God is not surprised by the current state of our world. He incarnated into this broken humanity to redeem it and establish a Kingdom and a Church to revolutionize it. Jesus grieved and confronted injustice. He ushered in a new way of living, one marked by servitude and humility. A way of living that is defined by loving the least of these, by mercy, by reconciliation, by justice. He proclaimed the Kingdom of his Father left and right; a Kingdom of righteousness and justice unlike anything the world can comprehend.
Jesus began this work and he will return to bring the Kingdom in its fullness. In the here and now, God is moving in our world, revealing his radical Kingdom in ways that we cannot even imagine. There is hope for justice. We must remember the Lord’s answer to Habakkuk’s complaint:
Look among the nations, and see; wonder and be astounded. For I am doing a work in your days that you would not believe if told. (Hab. 1:5, ESV)
We have hope in the Triune God, the God of Justice, the Prince of Peace, the Great Comforter. Our God is faithful and unchanging; what he did for the people in Habakkuk’s time he is doing in the here and now. We must not forget that God is here. He is moving, working, healing and restoring, just as he has always done.

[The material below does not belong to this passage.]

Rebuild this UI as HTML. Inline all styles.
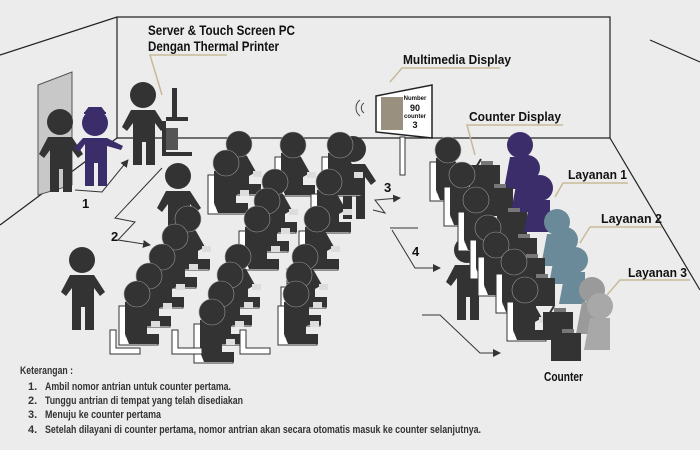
<!DOCTYPE html>
<html><head><meta charset="utf-8"><style>
html,body{margin:0;padding:0;background:#ececec}
svg{display:block}
.t{font-family:"Liberation Sans",sans-serif;font-weight:bold;fill:#111}
.l{font-family:"Liberation Sans",sans-serif;font-weight:bold;fill:#333;font-size:11px}
</style></head><body>
<svg width="700" height="450" viewBox="0 0 700 450" xmlns="http://www.w3.org/2000/svg">
<defs>
<marker id="a" markerWidth="8" markerHeight="8" refX="7" refY="4" orient="auto" markerUnits="userSpaceOnUse"><path d="M0,0 L8,4 L0,8 z" fill="#333"/></marker>
<g id="s">
 <path d="M-18,12 h7 v30 h32 v9 h-39 z" fill="#fff" stroke="#333" stroke-width="1"/>
 <path d="M-12,8 Q0,4 8,12 L17,28 L10,32 L10,40 L22,40 L22,50 L-8,50 L-12,40 Z" fill="#333"/>
 <rect x="14" y="27" width="9" height="6" fill="#ddd"/>
 <circle cx="0" cy="0" r="13" fill="#333" stroke="#999" stroke-width="0.6"/>
</g>
<g id="st">
 <circle cx="0" cy="0" r="13" fill="#333"/>
 <path d="M-12,15 h24 l11,17 -5,4 -6,-8 v42 h-9 v-23 h-4 v23 h-9 v-42 l-6,8 -5,-4 z" fill="#333"/>
</g>
<g id="desk">
 <rect x="-15" y="0" width="30" height="28" fill="#333"/>
 <rect x="-4" y="-4" width="12" height="4" fill="#777"/>
 <line x1="-10" y1="4" x2="-4" y2="-6" stroke="#333" stroke-width="2"/>
</g>
</defs>
<!-- room -->
<g stroke="#222" stroke-width="1.2" fill="none">
 <path d="M0,55 L117,17 L610,17 L610,138 L117,138 L117,17"/>
 <path d="M117,138 L0,225"/>
 <path d="M610,138 L700,290"/>
 <path d="M650,40 L700,62"/>
</g>
<!-- door -->
<path d="M38,85 L72,72 L72,185 L38,195 Z" fill="#c8c8c8" stroke="#555"/>
<!-- standing figures -->
<use href="#st" transform="translate(60,122)"/>
<g transform="translate(95,123)">
 <circle cx="0" cy="0" r="13" fill="#3a2d6a"/>
 <path d="M-9,-11 h18 l-3,-4 h-12 z M-11,-10 h22" fill="#3a2d6a" stroke="#3a2d6a" stroke-width="2"/>
 <path d="M-12,15 h24 l16,8 -2,4 -14,-4 v40 h-9 v-23 h-4 v23 h-9 v-42 l-6,8 -5,-4 z" fill="#3a2d6a"/>
</g>
<use href="#st" transform="translate(143,95)"/>
<!-- kiosk -->
<g fill="#333">
 <rect x="172" y="88" width="5" height="30"/>
 <rect x="166" y="117" width="22" height="4"/>
 <rect x="162" y="121" width="4" height="34"/>
 <rect x="162" y="152" width="30" height="4"/>
 <rect x="166" y="128" width="12" height="22" fill="#555"/>
</g>
<use href="#st" transform="translate(178,176)"/>
<use href="#st" transform="translate(82,260)"/>
<use href="#st" transform="translate(353,149)"/>
<use href="#st" transform="translate(467,250)"/>
<!-- seated waiting -->
<use href="#s" x="239" y="144"/><use href="#s" x="293" y="145"/><use href="#s" x="340" y="145"/>
<use href="#s" x="226" y="163"/><use href="#s" x="275" y="182"/><use href="#s" x="329" y="182"/>
<use href="#s" x="267" y="201"/><use href="#s" x="257" y="219"/><use href="#s" x="317" y="219"/>
<use href="#s" x="188" y="219"/><use href="#s" x="175" y="237"/><use href="#s" x="162" y="257"/>
<use href="#s" x="149" y="276"/><use href="#s" x="137" y="294"/>
<use href="#s" x="238" y="257"/><use href="#s" x="230" y="275"/><use href="#s" x="221" y="294"/><use href="#s" x="212" y="312"/>
<use href="#s" x="305" y="257"/><use href="#s" x="299" y="275"/><use href="#s" x="296" y="294"/>
<path d="M110,330 h6 v18 h24 v6 h-30 z" fill="#fff" stroke="#333"/>
<path d="M240,330 h6 v18 h24 v6 h-30 z" fill="#fff" stroke="#333"/>
<path d="M172,330 h6 v18 h24 v6 h-30 z" fill="#fff" stroke="#333"/>
<!-- counter rows -->
<g>
 <use href="#s" x="448" y="150"/><use href="#desk" x="485" y="165"/><circle cx="520" cy="145" r="13" fill="#3a2d6a"/><path d="M510,157 h20 v32 h-26 z" fill="#3a2d6a"/>
 <use href="#s" x="462" y="175"/><use href="#desk" x="498" y="188"/><circle cx="527" cy="168" r="13" fill="#3a2d6a"/><path d="M517,180 h20 v32 h-26 z" fill="#3a2d6a"/>
 <use href="#s" x="476" y="200"/><use href="#desk" x="512" y="212"/><circle cx="540" cy="188" r="13" fill="#3a2d6a"/><path d="M530,200 h20 v32 h-26 z" fill="#3a2d6a"/>
 <use href="#s" x="488" y="228"/><use href="#desk" x="522" y="238"/><circle cx="557" cy="222" r="13" fill="#6a8a9a"/><path d="M547,234 h20 v32 h-26 z" fill="#6a8a9a"/>
 <use href="#s" x="496" y="245"/><use href="#desk" x="530" y="258"/><circle cx="565" cy="240" r="13" fill="#6a8a9a"/><path d="M555,252 h20 v32 h-26 z" fill="#6a8a9a"/>
 <use href="#s" x="514" y="262"/><use href="#desk" x="540" y="278"/><circle cx="575" cy="260" r="13" fill="#6a8a9a"/><path d="M565,272 h20 v32 h-26 z" fill="#6a8a9a"/>
 <use href="#s" x="525" y="290"/><use href="#desk" x="558" y="312"/><circle cx="592" cy="290" r="13" fill="#9a9a9a"/><path d="M582,302 h20 v32 h-26 z" fill="#9a9a9a"/>
 <use href="#desk" x="566" y="333"/><circle cx="600" cy="306" r="13" fill="#a8a8a8"/><path d="M590,318 h20 v32 h-26 z" fill="#a8a8a8"/>
</g>
<!-- display -->
<path d="M376,96 L432,85 L432,138 L376,132 Z" fill="#fff" stroke="#222" stroke-width="1.5"/>
<rect x="381" y="97" width="22" height="33" fill="#9a9080"/>
<text x="415" y="100" font-size="6" class="t" text-anchor="middle">Number</text>
<text x="415" y="111" font-size="9" class="t" text-anchor="middle">90</text>
<text x="415" y="118" font-size="6" class="t" text-anchor="middle">counter</text>
<text x="415" y="128" font-size="9" class="t" text-anchor="middle">3</text>
<rect x="400" y="137" width="5" height="38" fill="#fff" stroke="#333"/>
<path d="M360,100 a10,10 0 0 0 0,16 M364,103 a6,6 0 0 0 0,10" stroke="#444" fill="none"/>
<!-- leader lines -->
<g stroke="#c8b99a" stroke-width="1.5" fill="none">
 <path d="M162,95 L150,55 L227,55"/>
 <path d="M390,82 L402,68 L500,68"/>
 <path d="M475,155 L467,125 L563,125"/>
 <path d="M555,197 L563,183 L628,183"/>
 <path d="M580,243 L590,227 L662,227"/>
 <path d="M607,295 L620,280 L690,280"/>
</g>
<!-- flow arrows -->
<g stroke="#333" stroke-width="1" fill="none">
 <path d="M75,190 L102,192 L128,160" marker-end="url(#a)"/>
 <path d="M162,168 L115,218 L135,222 L118,240 L150,245" marker-end="url(#a)"/>
 <path d="M373,210 L385,213 L375,200 L400,198" marker-end="url(#a)"/>
 <path d="M390,228 L418,228 M392,230 L415,268 L440,268" marker-end="url(#a)"/>
 <path d="M422,315 L440,315 L480,353 L500,353" marker-end="url(#a)"/>
</g>
<text x="82" y="208" class="t" font-size="13" font-weight="normal">1</text>
<text x="111" y="241" class="t" font-size="13">2</text>
<text x="384" y="192" class="t" font-size="13">3</text>
<text x="412" y="256" class="t" font-size="13">4</text>
<!-- labels -->
<text x="148" y="35" class="t" font-size="14" textLength="147" lengthAdjust="spacingAndGlyphs">Server &amp; Touch Screen PC</text>
<text x="148" y="51" class="t" font-size="14" textLength="131" lengthAdjust="spacingAndGlyphs">Dengan Thermal Printer</text>
<text x="403" y="64" class="t" font-size="12.5" textLength="108" lengthAdjust="spacingAndGlyphs">Multimedia Display</text>
<text x="469" y="121" class="t" font-size="12.5" textLength="92" lengthAdjust="spacingAndGlyphs">Counter Display</text>
<text x="568" y="179" class="t" font-size="12.5" textLength="59" lengthAdjust="spacingAndGlyphs">Layanan 1</text>
<text x="601" y="223" class="t" font-size="12.5" textLength="61" lengthAdjust="spacingAndGlyphs">Layanan 2</text>
<text x="628" y="277" class="t" font-size="12.5" textLength="59" lengthAdjust="spacingAndGlyphs">Layanan 3</text>
<text x="544" y="381" class="t" font-size="13" textLength="39" lengthAdjust="spacingAndGlyphs">Counter</text>
<text x="20" y="374" class="l" font-weight="normal" textLength="53" lengthAdjust="spacingAndGlyphs">Keterangan :</text>
<text x="28" y="390" class="l">1.</text><text x="45" y="390" class="l" textLength="186" lengthAdjust="spacingAndGlyphs">Ambil nomor antrian untuk counter pertama.</text>
<text x="28" y="404" class="l">2.</text><text x="45" y="404" class="l" textLength="198" lengthAdjust="spacingAndGlyphs">Tunggu antrian di tempat yang telah disediakan</text>
<text x="28" y="418" class="l">3.</text><text x="45" y="418" class="l" textLength="116" lengthAdjust="spacingAndGlyphs">Menuju ke counter pertama</text>
<text x="28" y="433" class="l">4.</text><text x="45" y="433" class="l" textLength="436" lengthAdjust="spacingAndGlyphs">Setelah dilayani di counter pertama, nomor antrian akan secara otomatis masuk ke counter selanjutnya.</text>
</svg>
</body></html>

So even though I often want to just lie down and let the pain and injustice of this world roll right over me, to give up the fight for peace and justice, I will not. I will proclaim a never-failing message of hope. I will continue to look for God’s holy hand among the chaos, and I will walk boldly towards the power and presence of his Kingdom on earth.
Let us labor tirelessly to bring more of this Kingdom. May we be agents of peace, lovers of people, and instruments of justice in our broken world.